My divorce split my pension, but as long as I work she continues to accrue, even if I work another 20 years. They factor it based on the date of the divorce, split it 50/50 and then multiply her half by years of service. So if I work, no matter how much I make, and no matter how long, she gains as much as I do. She had an affair, spent us into the poor house, and took everything we had when she left, but in court and in the eyes of the IRS, this was all my problem and all my fault. Make sure if you have a Public Employees Pension you find an attorney that KNOWS those systems or you will barter for nothing. My pension system told my attorney he was ignorant. By that time we were well over the dam and headed downstream, so there was no turning back. ANd yes she worked, and has a pension and benefits. She still gets half of mine and took my deferred comp up front. The IRS said we arent about fair and equitable , you sir are the primary taxpayer, we are taking your bank account, when she didnt pay the final year tax she owed in our marriage,even though court ordered.

May 02, 2013 at 3:50 pm

In 1964 it was very common for women to work in the home and raise the kids. If this is the route her and her husband took then by the time the marriage ended she would have been virtually unemployable, in her 50's with no work history and no way to recover 30 years of lost benefits. Why should she retire in poverty when she and her husband chose traditional and accepted marriage roles? She has every right to 1/2 of his benefits. However, if she did work for a large part of that marriage and had her own retirement benefits, she should not be entitled to his benefits. And for all those men who say she shouldn't get the benefits when he did all the work, let me just tell you, keeping a home and raising kids IS work.

May 02, 2013 at 3:28 pm

for "tom"
I was married 28 years to a navy man-some active some non-active duty
we divorced because of extreme cruelty
his next wife got it all-I was denied
don't feel so bad--it goes the other way too---just depends upon who knows who and what connections you have--nothing fair about it and isn't intended to be. Just a game played with peoples lives--blood is nothing but catsup now anyways.
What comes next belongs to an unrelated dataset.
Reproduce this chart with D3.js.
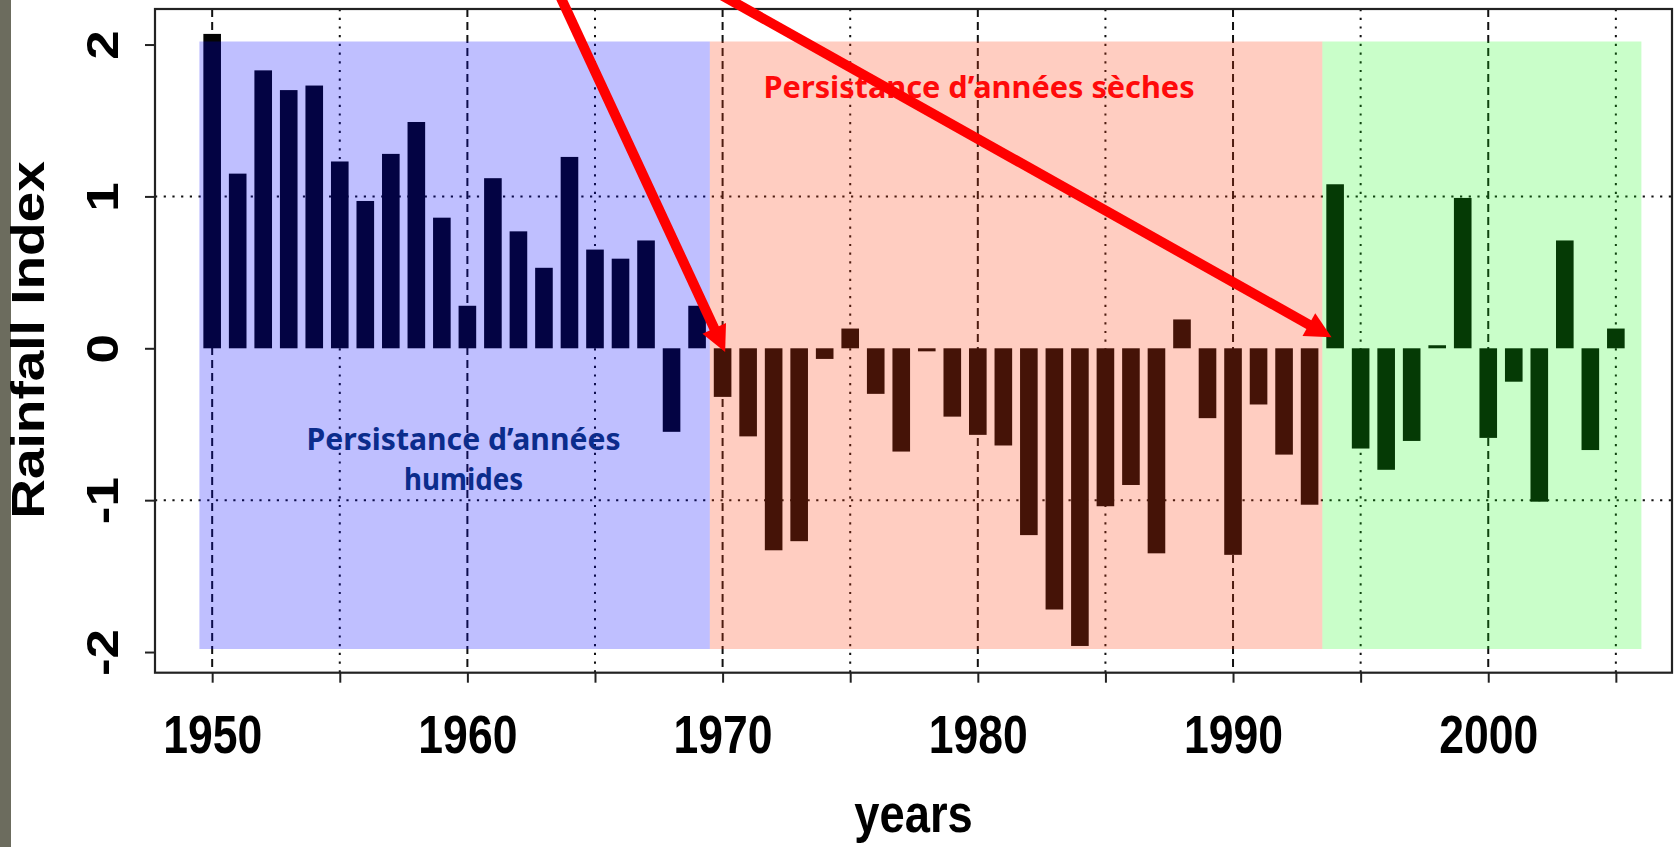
<!DOCTYPE html>
<html><head><meta charset="utf-8">
<script src="https://cdn.jsdelivr.net/npm/d3@7"></script>
<style>html,body{margin:0;padding:0;background:#fff;overflow:hidden}</style>
</head><body>
<svg id="chart" width="1677" height="847"></svg>
<script>
// ---------- data ----------
const years = [1950,1951,1952,1953,1954,1955,1956,1957,1958,1959,
               1960,1961,1962,1963,1964,1965,1966,1967,1968,1969,
               1970,1971,1972,1973,1974,1975,1976,1977,1978,1979,
               1980,1981,1982,1983,1984,1985,1986,1987,1988,1989,
               1990,1991,1992,1993,1994,1995,1996,1997,1998,1999,
               2000,2001,2002,2003,2004,2005];
const rainfallIndex = [2.07,1.15,1.83,1.70,1.73,1.23,0.97,1.28,1.49,0.86,
                       0.28,1.12,0.77,0.53,1.26,0.65,0.59,0.71,-0.55,0.28,
                       -0.32,-0.58,-1.33,-1.27,-0.07,0.13,-0.30,-0.68,-0.02,-0.45,
                       -0.57,-0.64,-1.23,-1.72,-1.96,-1.04,-0.90,-1.35,0.19,-0.46,
                       -1.36,-0.37,-0.70,-1.03,1.08,-0.66,-0.80,-0.61,0.02,0.99,
                       -0.59,-0.22,-1.01,0.71,-0.67,0.13];
const periodStart = [1949.5, 1969.5, 1993.5];
const periodEnd   = [1969.5, 1993.5, 2006.0];
const periodLow   = [-1.98, -1.98, -1.98];
const periodHigh  = [2.02, 2.02, 2.02];
const xTickValues = [1950,1955,1960,1965,1970,1975,1980,1985,1990,1995,2000,2005];
const xTickLabels = [1950,1960,1970,1980,1990,2000];
const yTickValues = [-2,-1,0,1,2];
const yGridValues = [-1,1];
const xTitle = "years";
const yTitle = "Rainfall Index";
const wetText = ["Persistance d\u2019années", "humides"];
const dryText = "Persistance d\u2019années sèches";
const arrowFrom = [[1962.8, 2.62], [1966.83, 2.62]];
const arrowTo   = [[1970.1, -0.024], [1993.86, 0.072]];

// ---------- styles ----------
const periodFill = ["rgba(0,0,255,0.25)", "rgba(255,62,14,0.26)", "rgba(10,250,10,0.22)"];
const FONT = "'Liberation Sans', Arial, Helvetica, sans-serif";
const ANN_FONT = "'Noto Sans', 'DejaVu Sans', sans-serif";
const SQ = 0.84; // horizontal squeeze of the original picture

const svg = d3.select("#chart");
const L = 155, R = 1672, T = 9, B = 672.7;

const x = d3.scaleLinear().domain([1947.76, 2007.2]).range([L, R]);
const y = d3.scaleLinear().domain([-2.136, 2.234]).range([B, T]);

svg.append("rect").attr("x",0).attr("y",0).attr("width",1677).attr("height",847).attr("fill","#fff");
svg.append("rect").attr("x",0).attr("y",0).attr("width",11).attr("height",847).attr("fill","#6c6c5e");

// gridlines
const grid = svg.append("g");
grid.selectAll("line.v").data(xTickValues).join("line")
  .attr("x1", d => x(d)).attr("x2", d => x(d))
  .attr("y1", T).attr("y2", B)
  .attr("stroke", "#111").attr("stroke-width", 2)
  .attr("stroke-dasharray", d => d % 10 === 0 ? "8,5" : "2.2,6.5");
grid.selectAll("line.h").data(yGridValues).join("line")
  .attr("x1", L).attr("x2", R)
  .attr("y1", d => y(d)).attr("y2", d => y(d))
  .attr("stroke", "#111").attr("stroke-width", 2)
  .attr("stroke-dasharray", "2.2,6.5");

// bars
const bw = 0.69;
svg.append("g").selectAll("rect").data(years).join("rect")
  .attr("x", d => x(d - bw/2))
  .attr("width", x(bw) - x(0))
  .attr("y", (d,i) => y(Math.max(0, rainfallIndex[i])))
  .attr("height", (d,i) => Math.abs(y(rainfallIndex[i]) - y(0)))
  .attr("fill", "#050505");

// period shading (semi-transparent, over bars)
svg.append("g").selectAll("rect").data(periodStart).join("rect")
  .attr("x", (d,i) => x(d))
  .attr("width", (d,i) => x(periodEnd[i]) - x(d))
  .attr("y", (d,i) => y(periodHigh[i]))
  .attr("height", (d,i) => y(periodLow[i]) - y(periodHigh[i]))
  .attr("fill", (d,i) => periodFill[i]);

// axes
const xAxis = d3.axisBottom(x).tickValues(xTickValues).tickSize(10).tickSizeOuter(0)
  .tickFormat(d => xTickLabels.includes(d) ? String(d) : "");
const gx = svg.append("g").attr("transform", `translate(0,${B})`).call(xAxis);
gx.select(".domain").remove();
gx.selectAll(".tick line").attr("stroke", "#222").attr("stroke-width", 2);
gx.selectAll(".tick text")
  .attr("y", 80).attr("dy", null)
  .attr("transform", `scale(${SQ},1)`)
  .attr("fill", "#000")
  .style("font-family", FONT).style("font-weight", "bold").style("font-size", "53px");

const yAxis = d3.axisLeft(y).tickValues(yTickValues).tickSize(10).tickSizeOuter(0)
  .tickFormat(d => String(d));
const gy = svg.append("g").attr("transform", `translate(${L},0)`).call(yAxis);
gy.select(".domain").remove();
gy.selectAll(".tick line").attr("stroke", "#222").attr("stroke-width", 2);
gy.selectAll(".tick text")
  .attr("x", null).attr("dy", null)
  .attr("text-anchor", "middle")
  .attr("transform", `translate(${117.5 - L},0) scale(${SQ},1) rotate(-90)`)
  .attr("fill", "#000")
  .style("font-family", FONT).style("font-weight", "bold").style("font-size", "53px");

// box
svg.append("rect").attr("x", L).attr("y", T).attr("width", R - L).attr("height", B - T)
  .attr("fill", "none").attr("stroke", "#222").attr("stroke-width", 2.2);

// axis titles
svg.append("text").text(xTitle)
  .attr("transform", `translate(${(L+R)/2},831.5) scale(${SQ},1)`)
  .attr("text-anchor", "middle").attr("fill", "#000")
  .style("font-family", FONT).style("font-weight", "bold").style("font-size", "54px");
svg.append("text").text(yTitle)
  .attr("transform", `translate(43.5,340) scale(${SQ},1) rotate(-90)`)
  .attr("text-anchor", "middle").attr("fill", "#000")
  .style("font-family", FONT).style("font-weight", "bold").style("font-size", "55px");

// annotation texts
const wetCx = x(1959.85);
svg.append("text").text(wetText[0])
  .attr("x", wetCx).attr("y", y(-0.67)).attr("text-anchor", "middle")
  .attr("textLength", 314).attr("lengthAdjust", "spacingAndGlyphs")
  .attr("fill", "#0b2c8c")
  .style("font-family", ANN_FONT).style("font-weight", "bold").style("font-size", "30px");
svg.append("text").text(wetText[1])
  .attr("x", wetCx).attr("y", y(-0.93)).attr("text-anchor", "middle")
  .attr("textLength", 119).attr("lengthAdjust", "spacingAndGlyphs")
  .attr("fill", "#0b2c8c")
  .style("font-family", ANN_FONT).style("font-weight", "bold").style("font-size", "30px");
svg.append("text").text(dryText)
  .attr("x", x(1980.05)).attr("y", y(1.645)).attr("text-anchor", "middle")
  .attr("textLength", 431).attr("lengthAdjust", "spacingAndGlyphs")
  .attr("fill", "#ff0a0a")
  .style("font-family", ANN_FONT).style("font-weight", "bold").style("font-size", "31px");

// arrows
const arrows = svg.append("g");
arrowFrom.forEach((f, i) => {
  const p0 = [x(f[0]), y(f[1])], p1 = [x(arrowTo[i][0]), y(arrowTo[i][1])];
  const dx = p1[0]-p0[0], dy = p1[1]-p0[1], len = Math.hypot(dx, dy);
  const ux = dx/len, uy = dy/len, hl = 26, hw = 13;
  const bx = p1[0] - ux*hl, by = p1[1] - uy*hl;
  arrows.append("line")
    .attr("x1", p0[0]).attr("y1", p0[1]).attr("x2", bx + ux*2).attr("y2", by + uy*2)
    .attr("stroke", "#ff0000").attr("stroke-width", 10);
  arrows.append("path")
    .attr("d", `M${p1[0]},${p1[1]}L${bx - uy*hw},${by + ux*hw}L${bx + uy*hw},${by - ux*hw}Z`)
    .attr("fill", "#ff0000");
});
</script>
</body></html>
And here's a kicker right here. catsup is correctly spelled catsup butit wants ketchup. It's a new ball game now.

Keith Parsels
May 02, 2013 at 3:13 pm

I've been married 3 time, None of them lasted 10 years, and 2 of them worked for the government made more than me and had better pensions. so they always added that neither had the right to the others pension. I did agree to child support for my two sons which, although it was supposed to end at 18; I continued until they graduated college, got married, or became 25 years of age.

May 02, 2013 at 11:22 am

These instances are sickening. I have my own personal experience with this. Retired Army 23 years married for 13 years of service. My ex remarried some fat slob then claims part of my retirment.
Bad thing is she refused to work although fully capable but according to these laws she is entitled to part of my retirement.
She did not go to war, break her body, spend hours, weeks months years away from home. NO she sat at home spent what i earned, ate, drank and did nothing.

To those who say "oh well she took take of the home" BS I cooked cleaned shopped etc. Oh for 5 years yes she took care of our son before he went to school; so I guess that entitles her to half of my retirement for 40 years.

This is a sickening system that allows people to be lazy,greedy and still benefit.